Her version brings Thai sensibilities to the recipe taught to her by her Chinese father, she explains. In part, that means coating the chicken in a flour slurry so it crisps as it cooks. It also means adjusting the seasonings so the finished dish is a bit sweeter, a bit saltier and—depending on your tolerance—a measure spicier.
Her method is simple. Using a flat-bottomed wok, she briefly fries the coated chicken a few pieces at a time, then crisps dried chilies in the same oil, rendering them shatteringly crunchy and taming their heat. Meaty cashews go in and out of the oil next, turning nutty and brown. At that point, she considers the oil spent and refreshes the wok.
Finally, she’s ready to assemble, adding mushrooms, onion, scallions, garlic and a fresh chili to the wok. From here on out, the cooking happens quickly. Within a minute, she returns the chicken and cashews to the pan, plus a sauce made from Thai chili paste—which is more savory than spicy—soy sauce, sesame oil, sugar and oyster sauce.
As soon as the sauce thickens and lightly coats, the dish is done. So many flavors—fresh and pungent scallions, spicy chilies, savory chicken, nutty cashews and sesame oil, plus sweetness from the sugar and oyster sauce.
It’s so much more complex—and compelling—than what I am used to.
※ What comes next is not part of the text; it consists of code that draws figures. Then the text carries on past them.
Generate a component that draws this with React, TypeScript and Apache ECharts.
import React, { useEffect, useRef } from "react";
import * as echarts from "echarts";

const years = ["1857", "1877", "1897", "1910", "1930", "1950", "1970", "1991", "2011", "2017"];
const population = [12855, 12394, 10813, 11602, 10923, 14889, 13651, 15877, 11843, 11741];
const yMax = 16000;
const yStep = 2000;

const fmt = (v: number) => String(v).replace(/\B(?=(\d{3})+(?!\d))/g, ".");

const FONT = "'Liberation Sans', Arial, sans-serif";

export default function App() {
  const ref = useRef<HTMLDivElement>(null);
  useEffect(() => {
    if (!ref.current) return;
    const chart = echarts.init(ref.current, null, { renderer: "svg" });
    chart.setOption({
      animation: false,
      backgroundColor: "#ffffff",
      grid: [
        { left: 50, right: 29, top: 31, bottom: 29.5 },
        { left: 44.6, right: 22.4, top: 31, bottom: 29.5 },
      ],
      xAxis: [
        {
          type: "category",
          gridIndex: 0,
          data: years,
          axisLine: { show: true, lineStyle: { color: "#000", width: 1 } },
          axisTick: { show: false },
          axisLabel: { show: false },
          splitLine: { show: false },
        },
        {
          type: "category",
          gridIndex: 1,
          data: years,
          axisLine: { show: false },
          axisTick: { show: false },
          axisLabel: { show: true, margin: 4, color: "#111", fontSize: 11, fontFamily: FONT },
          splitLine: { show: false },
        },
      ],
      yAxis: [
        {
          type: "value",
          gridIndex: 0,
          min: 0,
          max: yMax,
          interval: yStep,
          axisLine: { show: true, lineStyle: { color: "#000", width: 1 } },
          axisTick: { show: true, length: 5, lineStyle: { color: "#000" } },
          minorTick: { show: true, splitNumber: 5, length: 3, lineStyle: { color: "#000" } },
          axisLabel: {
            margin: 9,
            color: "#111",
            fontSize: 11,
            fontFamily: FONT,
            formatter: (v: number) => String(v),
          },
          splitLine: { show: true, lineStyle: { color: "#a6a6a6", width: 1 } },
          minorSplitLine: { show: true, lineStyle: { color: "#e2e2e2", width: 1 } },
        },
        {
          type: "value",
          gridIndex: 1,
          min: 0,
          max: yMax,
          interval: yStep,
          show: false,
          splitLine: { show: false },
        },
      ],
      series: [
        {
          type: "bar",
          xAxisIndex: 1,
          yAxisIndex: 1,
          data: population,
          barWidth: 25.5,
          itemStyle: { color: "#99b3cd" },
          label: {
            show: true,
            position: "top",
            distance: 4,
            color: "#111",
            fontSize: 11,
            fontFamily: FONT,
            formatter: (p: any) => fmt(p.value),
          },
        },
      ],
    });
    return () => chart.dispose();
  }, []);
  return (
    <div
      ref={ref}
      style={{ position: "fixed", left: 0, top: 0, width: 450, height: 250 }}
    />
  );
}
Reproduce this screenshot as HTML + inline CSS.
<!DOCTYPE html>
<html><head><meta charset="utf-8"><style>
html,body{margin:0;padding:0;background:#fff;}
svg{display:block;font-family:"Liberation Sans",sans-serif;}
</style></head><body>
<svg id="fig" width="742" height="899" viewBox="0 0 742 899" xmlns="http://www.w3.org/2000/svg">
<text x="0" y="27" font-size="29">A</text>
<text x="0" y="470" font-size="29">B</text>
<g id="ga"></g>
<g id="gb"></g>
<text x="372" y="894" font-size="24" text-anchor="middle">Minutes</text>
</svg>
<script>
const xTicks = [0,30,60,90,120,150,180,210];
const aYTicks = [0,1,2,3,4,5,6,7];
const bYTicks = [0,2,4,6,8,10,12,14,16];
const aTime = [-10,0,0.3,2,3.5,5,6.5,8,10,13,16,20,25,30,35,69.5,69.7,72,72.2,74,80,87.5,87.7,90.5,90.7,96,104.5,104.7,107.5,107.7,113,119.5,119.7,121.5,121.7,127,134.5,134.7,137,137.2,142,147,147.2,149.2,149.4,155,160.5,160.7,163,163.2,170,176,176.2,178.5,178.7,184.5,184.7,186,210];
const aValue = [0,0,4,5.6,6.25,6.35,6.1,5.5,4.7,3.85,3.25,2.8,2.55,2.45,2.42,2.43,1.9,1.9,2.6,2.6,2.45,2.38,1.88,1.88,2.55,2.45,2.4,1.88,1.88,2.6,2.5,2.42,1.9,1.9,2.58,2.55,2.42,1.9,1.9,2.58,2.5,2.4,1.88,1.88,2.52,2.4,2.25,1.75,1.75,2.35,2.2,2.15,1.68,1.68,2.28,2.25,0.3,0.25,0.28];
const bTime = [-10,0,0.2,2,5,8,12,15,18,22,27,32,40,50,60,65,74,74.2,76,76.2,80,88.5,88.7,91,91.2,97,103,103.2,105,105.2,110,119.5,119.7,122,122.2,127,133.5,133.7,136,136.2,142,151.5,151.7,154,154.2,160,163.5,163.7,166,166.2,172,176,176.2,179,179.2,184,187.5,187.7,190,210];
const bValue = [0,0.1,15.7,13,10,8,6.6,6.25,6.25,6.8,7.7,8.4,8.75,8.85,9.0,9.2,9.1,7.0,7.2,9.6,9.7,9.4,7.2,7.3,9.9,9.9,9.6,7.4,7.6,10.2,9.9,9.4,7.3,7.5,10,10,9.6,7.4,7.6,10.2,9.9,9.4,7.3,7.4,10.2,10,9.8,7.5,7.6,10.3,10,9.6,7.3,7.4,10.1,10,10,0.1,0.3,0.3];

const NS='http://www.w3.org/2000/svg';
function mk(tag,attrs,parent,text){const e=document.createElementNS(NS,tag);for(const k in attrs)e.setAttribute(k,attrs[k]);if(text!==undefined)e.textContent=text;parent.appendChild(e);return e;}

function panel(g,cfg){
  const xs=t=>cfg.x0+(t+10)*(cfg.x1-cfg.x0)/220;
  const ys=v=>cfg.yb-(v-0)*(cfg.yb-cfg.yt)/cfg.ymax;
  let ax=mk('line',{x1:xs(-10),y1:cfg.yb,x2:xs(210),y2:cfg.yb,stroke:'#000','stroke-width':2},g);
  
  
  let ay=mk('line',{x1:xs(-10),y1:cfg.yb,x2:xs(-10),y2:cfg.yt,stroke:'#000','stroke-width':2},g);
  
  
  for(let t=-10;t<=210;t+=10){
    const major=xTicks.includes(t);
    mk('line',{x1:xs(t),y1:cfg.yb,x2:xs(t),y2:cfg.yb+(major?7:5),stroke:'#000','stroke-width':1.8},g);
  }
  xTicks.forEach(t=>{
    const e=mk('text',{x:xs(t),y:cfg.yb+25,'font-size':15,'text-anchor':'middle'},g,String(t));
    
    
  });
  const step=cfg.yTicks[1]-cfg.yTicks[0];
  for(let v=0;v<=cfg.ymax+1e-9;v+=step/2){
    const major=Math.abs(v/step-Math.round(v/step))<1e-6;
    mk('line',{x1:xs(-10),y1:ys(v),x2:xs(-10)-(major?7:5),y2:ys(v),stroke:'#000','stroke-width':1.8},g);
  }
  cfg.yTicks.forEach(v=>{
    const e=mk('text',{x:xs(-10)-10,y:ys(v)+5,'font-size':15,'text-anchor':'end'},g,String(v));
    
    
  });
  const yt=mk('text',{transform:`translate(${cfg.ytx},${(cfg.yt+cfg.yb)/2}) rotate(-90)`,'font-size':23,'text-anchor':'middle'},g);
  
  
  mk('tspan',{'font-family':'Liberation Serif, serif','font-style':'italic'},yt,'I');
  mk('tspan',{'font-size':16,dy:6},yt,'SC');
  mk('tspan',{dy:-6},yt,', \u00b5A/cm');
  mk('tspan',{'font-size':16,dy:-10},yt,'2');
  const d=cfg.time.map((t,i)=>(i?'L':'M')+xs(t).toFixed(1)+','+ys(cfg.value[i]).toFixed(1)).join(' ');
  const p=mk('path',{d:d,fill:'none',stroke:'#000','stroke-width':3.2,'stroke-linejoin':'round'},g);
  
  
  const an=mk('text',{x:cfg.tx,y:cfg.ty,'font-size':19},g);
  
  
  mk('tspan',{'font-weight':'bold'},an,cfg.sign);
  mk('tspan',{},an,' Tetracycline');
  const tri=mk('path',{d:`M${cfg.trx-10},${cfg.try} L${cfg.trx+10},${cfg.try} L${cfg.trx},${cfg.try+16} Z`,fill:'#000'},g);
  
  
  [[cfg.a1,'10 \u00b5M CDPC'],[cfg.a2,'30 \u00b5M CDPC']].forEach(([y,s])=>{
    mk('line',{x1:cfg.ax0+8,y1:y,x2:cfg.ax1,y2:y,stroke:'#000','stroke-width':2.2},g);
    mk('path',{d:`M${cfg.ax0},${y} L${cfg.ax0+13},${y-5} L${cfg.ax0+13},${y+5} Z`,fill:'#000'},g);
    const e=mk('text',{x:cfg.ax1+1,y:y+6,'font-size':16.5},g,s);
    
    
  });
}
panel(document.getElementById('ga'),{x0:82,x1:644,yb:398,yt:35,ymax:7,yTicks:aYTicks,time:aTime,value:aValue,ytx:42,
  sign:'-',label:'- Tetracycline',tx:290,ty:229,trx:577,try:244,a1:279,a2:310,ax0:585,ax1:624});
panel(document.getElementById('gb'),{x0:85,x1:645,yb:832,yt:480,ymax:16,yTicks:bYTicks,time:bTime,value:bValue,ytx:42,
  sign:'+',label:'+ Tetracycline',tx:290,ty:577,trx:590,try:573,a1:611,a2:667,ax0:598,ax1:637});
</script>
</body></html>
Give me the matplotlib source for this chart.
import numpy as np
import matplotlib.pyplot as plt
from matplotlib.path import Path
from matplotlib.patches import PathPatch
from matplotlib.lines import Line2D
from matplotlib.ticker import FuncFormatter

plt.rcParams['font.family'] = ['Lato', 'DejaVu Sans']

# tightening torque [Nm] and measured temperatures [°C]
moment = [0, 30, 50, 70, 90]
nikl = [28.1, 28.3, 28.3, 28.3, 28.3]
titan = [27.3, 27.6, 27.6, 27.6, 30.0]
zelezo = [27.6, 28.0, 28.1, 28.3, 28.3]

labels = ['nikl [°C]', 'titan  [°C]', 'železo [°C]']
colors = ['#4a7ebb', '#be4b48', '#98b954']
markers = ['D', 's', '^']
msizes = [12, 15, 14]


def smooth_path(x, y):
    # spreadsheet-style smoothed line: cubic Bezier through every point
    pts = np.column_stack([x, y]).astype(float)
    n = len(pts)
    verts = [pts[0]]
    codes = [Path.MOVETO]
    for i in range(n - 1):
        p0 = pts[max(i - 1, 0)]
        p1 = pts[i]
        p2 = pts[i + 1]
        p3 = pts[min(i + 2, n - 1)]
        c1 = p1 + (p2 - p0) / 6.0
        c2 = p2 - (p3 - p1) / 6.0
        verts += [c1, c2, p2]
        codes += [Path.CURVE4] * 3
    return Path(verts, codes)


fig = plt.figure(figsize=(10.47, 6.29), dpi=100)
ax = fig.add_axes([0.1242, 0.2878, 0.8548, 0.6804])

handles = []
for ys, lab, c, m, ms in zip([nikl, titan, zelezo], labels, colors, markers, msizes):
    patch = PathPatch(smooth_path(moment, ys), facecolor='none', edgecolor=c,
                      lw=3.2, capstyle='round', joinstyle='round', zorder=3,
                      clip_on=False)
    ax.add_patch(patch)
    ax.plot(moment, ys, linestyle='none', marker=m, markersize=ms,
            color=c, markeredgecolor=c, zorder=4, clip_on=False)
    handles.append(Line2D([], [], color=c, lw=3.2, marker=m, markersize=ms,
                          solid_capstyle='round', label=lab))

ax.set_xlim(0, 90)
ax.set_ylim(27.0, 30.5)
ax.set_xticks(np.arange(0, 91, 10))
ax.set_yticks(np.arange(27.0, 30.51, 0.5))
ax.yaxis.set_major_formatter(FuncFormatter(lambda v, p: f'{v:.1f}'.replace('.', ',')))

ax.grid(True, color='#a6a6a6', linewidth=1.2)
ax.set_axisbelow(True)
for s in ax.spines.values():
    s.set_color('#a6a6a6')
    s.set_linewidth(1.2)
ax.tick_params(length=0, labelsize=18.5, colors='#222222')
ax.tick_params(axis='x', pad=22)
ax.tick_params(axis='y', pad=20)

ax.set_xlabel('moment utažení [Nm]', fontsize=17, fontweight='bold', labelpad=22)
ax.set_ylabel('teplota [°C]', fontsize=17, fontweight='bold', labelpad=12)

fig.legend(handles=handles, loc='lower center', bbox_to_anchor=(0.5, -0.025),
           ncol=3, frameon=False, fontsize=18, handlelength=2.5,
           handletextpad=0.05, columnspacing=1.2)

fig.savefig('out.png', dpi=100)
And that slurry on the chicken? To be honest, it looked messy and I expected the worst of it, to fry up lumpy and unpleasant or heavy and oil-sodden. Not even close. In fact, I didn’t notice it at all. What I did notice was the beautiful browning and gently crisp texture it left on the chicken. I would use this technique on any chicken I intend to stir-fry.
In the end, it truly did taste like infinite.